Но если в небесных знамениях Кампанелла видел предвестие грядущих перемен, если пророчествами стремился освятить задуманное им преобразование мира, то отнюдь не стояние звезд наталкивало его на мысль о необходимости глубоких общественных преобразований. Не с небес на землю низводился общественный идеал Кампанеллы: выведенный из трагической земной действительности, из современного ему состояния общества, из очевидных и нестерпимых бедствий народных, он в теории грядущих мировых катаклизмов получал лишь свое философское и теологическое оправдание.

В основе его размышлений о будущем человечества лежала забота о судьбах родной земли, о страданиях и бедах его земляков, калабрийских ремесленников и крестьян. Сын нищего сапожника, с детства узнавший горести доведенных до отчаяния бедняков, он не забывал о них ни в просвещенной Падуе, ни в неаполитанских тюрьмах, ни в окружении католических прелатов, ни при дворе французских королей.
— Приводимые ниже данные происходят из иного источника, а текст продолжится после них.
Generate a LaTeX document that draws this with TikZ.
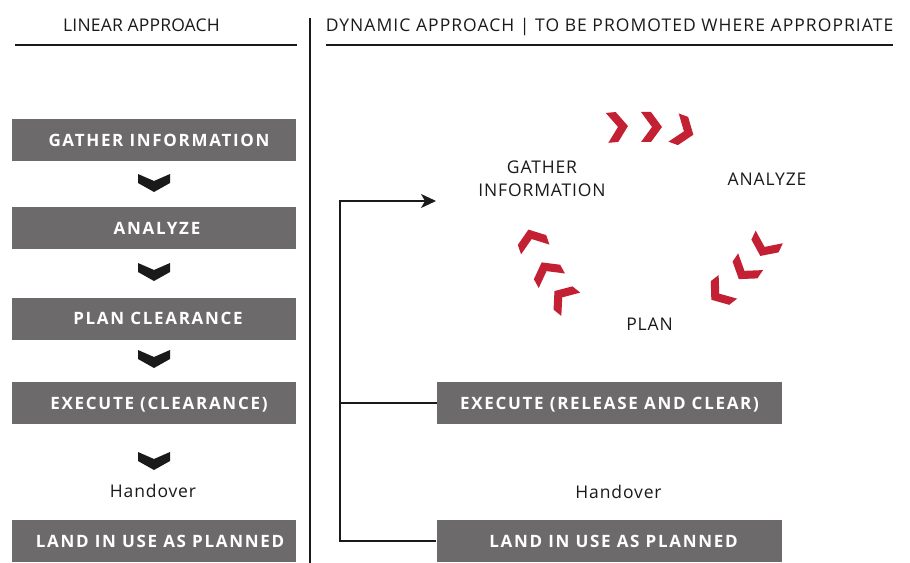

И в проповедях своих, и в объяснениях, написанных после провала заговора, Кампанелла говорил не только о том, что звезды повыходили из своих орбит, что Солнце приближается к Земле, что произошло наводнение Тибра, что были многочисленные чудесные видения, — он ссылался и на невыносимое положение, сложившееся в Калабрии, на гнет налогов и разорение крестьян, на раздоры в городах, на набеги турок и местных бандитов. «Слышались жалобы от каждого встреченного на дороге крестьянина, — писал он в „Заявлении“ во время следствия, — и от всякого, с кем я заговаривал, я узнавал, что все расположены к переменам» (77, стр. 153).